Dataset records:
........

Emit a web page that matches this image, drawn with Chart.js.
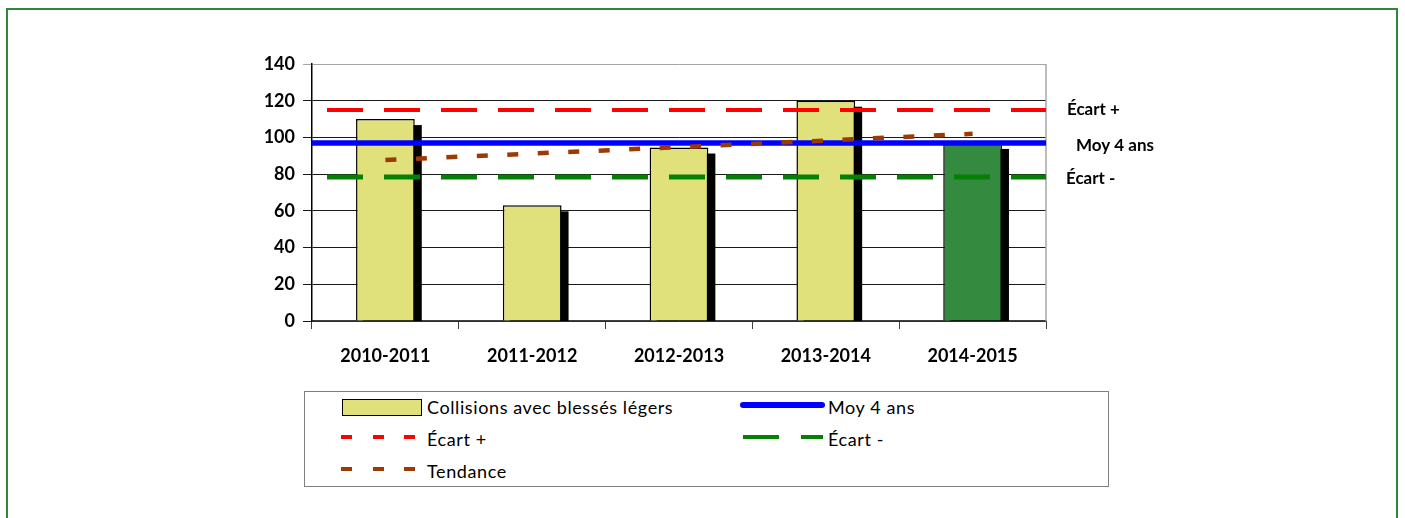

........

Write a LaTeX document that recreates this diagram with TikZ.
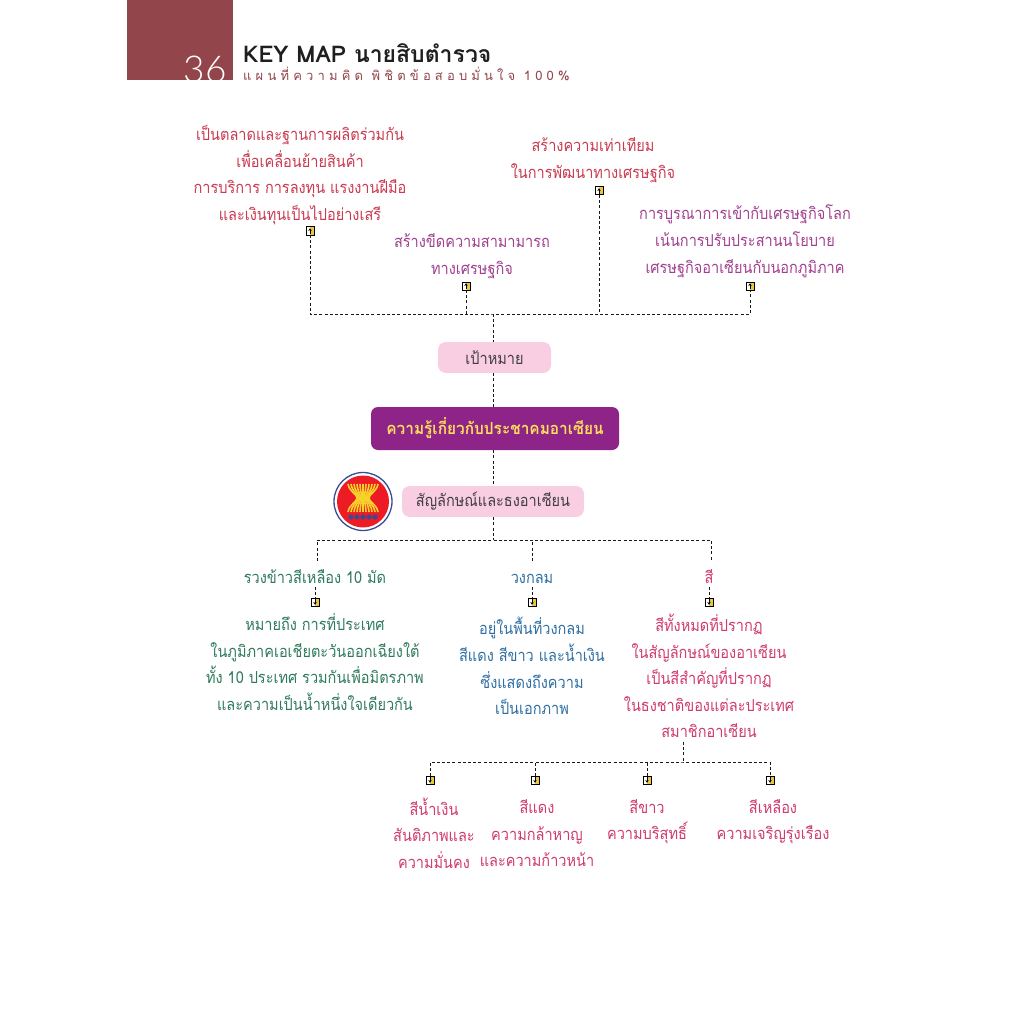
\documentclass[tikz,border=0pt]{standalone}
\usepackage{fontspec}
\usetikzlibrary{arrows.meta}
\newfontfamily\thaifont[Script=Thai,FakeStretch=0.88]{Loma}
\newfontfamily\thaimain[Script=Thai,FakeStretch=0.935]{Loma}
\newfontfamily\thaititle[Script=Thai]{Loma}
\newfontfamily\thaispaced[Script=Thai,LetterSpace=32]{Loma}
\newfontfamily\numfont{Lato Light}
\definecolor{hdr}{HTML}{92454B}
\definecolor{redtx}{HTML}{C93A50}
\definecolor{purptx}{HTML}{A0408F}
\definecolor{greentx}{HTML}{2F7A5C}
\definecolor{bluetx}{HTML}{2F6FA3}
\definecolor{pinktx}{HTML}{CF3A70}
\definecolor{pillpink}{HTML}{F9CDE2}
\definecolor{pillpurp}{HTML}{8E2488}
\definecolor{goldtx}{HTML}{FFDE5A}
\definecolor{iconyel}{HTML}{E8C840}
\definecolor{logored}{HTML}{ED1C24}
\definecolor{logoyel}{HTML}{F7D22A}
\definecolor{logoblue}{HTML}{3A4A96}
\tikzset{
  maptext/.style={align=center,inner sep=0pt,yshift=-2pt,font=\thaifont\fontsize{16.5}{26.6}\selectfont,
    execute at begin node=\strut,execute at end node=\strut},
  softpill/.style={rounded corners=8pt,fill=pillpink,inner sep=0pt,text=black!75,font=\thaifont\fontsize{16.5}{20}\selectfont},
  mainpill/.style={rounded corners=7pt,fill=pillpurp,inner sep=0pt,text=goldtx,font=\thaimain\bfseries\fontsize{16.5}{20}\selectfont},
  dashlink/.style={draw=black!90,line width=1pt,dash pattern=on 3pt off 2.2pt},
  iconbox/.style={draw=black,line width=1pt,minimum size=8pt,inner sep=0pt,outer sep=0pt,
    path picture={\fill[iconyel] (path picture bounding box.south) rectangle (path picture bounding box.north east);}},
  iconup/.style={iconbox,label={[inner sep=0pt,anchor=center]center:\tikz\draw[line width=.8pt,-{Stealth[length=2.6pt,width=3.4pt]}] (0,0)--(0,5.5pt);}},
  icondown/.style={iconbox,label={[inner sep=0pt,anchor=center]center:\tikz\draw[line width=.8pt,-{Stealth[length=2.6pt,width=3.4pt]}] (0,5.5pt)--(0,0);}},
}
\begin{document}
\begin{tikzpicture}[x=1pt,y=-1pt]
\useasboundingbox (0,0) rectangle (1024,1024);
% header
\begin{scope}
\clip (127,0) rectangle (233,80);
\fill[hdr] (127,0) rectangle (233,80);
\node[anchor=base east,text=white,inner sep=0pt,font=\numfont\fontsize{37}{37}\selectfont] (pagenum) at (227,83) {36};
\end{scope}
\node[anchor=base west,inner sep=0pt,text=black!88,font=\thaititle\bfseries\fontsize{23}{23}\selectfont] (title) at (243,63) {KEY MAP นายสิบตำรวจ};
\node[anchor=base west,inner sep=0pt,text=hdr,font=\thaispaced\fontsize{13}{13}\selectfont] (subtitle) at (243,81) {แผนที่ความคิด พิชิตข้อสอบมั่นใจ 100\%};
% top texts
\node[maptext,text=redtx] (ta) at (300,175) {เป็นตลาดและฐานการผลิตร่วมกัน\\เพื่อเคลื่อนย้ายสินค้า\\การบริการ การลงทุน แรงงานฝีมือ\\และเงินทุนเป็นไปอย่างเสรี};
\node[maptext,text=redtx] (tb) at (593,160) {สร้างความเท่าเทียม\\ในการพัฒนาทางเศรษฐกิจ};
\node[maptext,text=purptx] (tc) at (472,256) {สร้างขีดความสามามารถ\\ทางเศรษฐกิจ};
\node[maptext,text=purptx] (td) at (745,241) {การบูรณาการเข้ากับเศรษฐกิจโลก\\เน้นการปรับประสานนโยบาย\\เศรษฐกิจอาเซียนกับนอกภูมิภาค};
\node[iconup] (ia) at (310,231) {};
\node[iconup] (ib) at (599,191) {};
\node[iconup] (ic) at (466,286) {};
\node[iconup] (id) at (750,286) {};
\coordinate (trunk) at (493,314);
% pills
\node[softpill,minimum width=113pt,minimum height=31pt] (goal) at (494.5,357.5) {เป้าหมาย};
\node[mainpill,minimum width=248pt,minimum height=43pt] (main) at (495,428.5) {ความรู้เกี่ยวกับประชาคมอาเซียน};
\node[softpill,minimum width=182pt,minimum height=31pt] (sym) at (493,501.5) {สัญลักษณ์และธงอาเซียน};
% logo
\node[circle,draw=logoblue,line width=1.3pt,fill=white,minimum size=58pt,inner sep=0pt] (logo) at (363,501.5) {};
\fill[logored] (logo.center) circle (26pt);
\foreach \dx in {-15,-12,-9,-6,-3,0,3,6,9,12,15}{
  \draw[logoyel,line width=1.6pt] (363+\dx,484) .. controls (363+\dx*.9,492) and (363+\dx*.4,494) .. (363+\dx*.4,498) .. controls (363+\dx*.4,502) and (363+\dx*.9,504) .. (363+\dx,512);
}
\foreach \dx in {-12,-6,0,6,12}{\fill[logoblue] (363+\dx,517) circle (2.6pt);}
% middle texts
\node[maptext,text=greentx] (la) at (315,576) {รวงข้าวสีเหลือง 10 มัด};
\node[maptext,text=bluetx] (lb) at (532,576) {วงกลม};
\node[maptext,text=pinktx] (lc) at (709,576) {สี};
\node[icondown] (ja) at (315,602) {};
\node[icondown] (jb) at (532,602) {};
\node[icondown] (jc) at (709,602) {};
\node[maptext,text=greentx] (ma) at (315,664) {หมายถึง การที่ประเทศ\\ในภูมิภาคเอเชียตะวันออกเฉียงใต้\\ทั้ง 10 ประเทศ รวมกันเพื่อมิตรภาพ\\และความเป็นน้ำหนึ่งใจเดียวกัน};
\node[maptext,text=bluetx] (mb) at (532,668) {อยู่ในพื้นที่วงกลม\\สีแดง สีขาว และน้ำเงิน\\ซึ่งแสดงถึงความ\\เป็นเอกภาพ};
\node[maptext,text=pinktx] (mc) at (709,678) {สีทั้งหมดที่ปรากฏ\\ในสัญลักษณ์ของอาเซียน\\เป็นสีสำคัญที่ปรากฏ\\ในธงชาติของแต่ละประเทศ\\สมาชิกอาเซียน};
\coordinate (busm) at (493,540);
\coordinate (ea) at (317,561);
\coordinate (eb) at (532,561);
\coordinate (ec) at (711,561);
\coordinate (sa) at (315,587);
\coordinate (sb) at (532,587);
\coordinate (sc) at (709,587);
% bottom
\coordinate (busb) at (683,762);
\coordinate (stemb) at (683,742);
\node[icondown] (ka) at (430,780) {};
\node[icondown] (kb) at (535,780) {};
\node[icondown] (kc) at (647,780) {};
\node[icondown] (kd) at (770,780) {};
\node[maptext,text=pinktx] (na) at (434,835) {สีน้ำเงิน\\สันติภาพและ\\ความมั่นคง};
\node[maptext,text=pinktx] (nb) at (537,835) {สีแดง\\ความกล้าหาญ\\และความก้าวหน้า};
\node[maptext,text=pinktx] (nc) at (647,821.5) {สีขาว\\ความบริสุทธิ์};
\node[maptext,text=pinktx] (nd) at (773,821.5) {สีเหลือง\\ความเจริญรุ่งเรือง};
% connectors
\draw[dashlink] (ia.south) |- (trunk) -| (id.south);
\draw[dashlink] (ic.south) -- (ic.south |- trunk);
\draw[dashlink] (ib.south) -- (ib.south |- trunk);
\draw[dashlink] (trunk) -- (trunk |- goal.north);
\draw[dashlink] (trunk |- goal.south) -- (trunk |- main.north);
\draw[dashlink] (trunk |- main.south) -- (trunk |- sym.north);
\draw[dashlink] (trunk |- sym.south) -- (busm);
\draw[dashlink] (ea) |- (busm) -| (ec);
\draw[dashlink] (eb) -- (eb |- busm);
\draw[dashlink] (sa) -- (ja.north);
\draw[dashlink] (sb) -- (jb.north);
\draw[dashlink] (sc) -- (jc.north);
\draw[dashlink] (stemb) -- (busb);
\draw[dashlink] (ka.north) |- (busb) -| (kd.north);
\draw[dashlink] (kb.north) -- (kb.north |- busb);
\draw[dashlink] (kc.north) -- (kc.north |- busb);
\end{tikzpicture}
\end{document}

........

Task to carry out: Filter the records above and return every line that holds the word "this".

Task response:
Emit a web page that matches this image, drawn with Chart.js.
Write a LaTeX document that recreates this diagram with TikZ.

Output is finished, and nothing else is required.